L’autre raison de l’échec dans nos démocraties, c’est cette mauvaise compréhension du « paradoxe de la liberté ». À ce niveau, il faut comprendre que « trop de liberté » accordée au peuple nuit à la nation. Inversement, trop de libertés aux autorités mettent la liberté des citoyens « dans les fers ». C’est pourquoi il importe de limiter les libertés de tous les côtés afin que nul ne puisse nuire à l’autre. « Nous avons besoin de la liberté pour empêcher les abus de l’État, et nous avons besoin de l’État pour empêcher les abus de la liberté», expliquait Popper lors d’une conférence prononcée le 9 juin 1988 au Bayerischer Hof de Munich.

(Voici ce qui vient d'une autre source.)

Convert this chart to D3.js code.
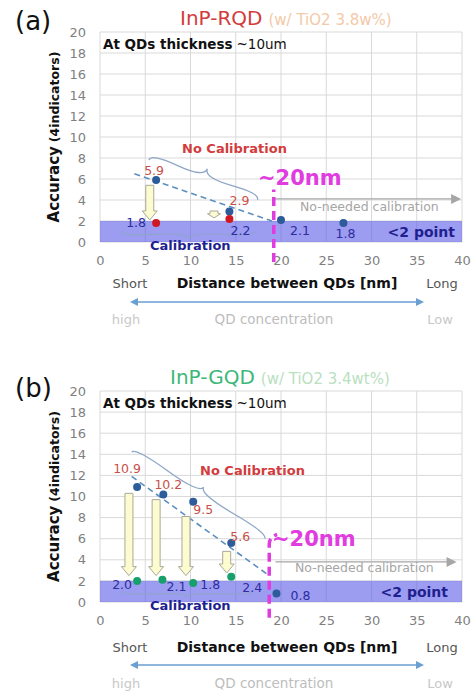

Cette situation constitue un grand problème dans la majeure partie des démocraties modernes où la liberté d’expression, de manifestation, d’information se trouve violée. Ce qui traduit la transformation de nos démocraties en « Oligarchie » de quelques hommes mauvais. Les hommes de médias se trouvent ainsi trainés devant les tribunaux ; les manifestants matés, le droit des femmes et des enfants mal considéré, etc.
Le protectionnisme de l’État, une nécessité
L’« État paternaliste » ou l’« État providence » ou encore le protectionnisme de l’État doit être une nécessité pour le règne d’une véritable démocratie, le développement et la lutte contre l’insécurité dans nos contrées. Certes, le bonheur est individuel puisque chaque citoyen a une source de bonheur différente de celle des autres, mais il importe que l’État soit présent pour empêcher les abus de liberté de la part de certains citoyens afin de rendre le vivre ensemble plus convivial. Pour ce faire, le rôle du peuple n’est pas à négliger dans l’évaluation des politiques gouvernementales.
Il faut également la mise en place d’institutions fortes pour contrecarrer non seulement toute forme de dictature, mais aussi de procéder au remplacement du piège « initiative du peuple » par l’option plus rationaliste de «jugement du peuple ». Cette procédure peut servir également de moyen à procéder au changement de leadership à la tête de nos États sans « effusion de sang ». Pour la réussite des politiques dans nos démocraties, il importe de développer la politique du dialogue.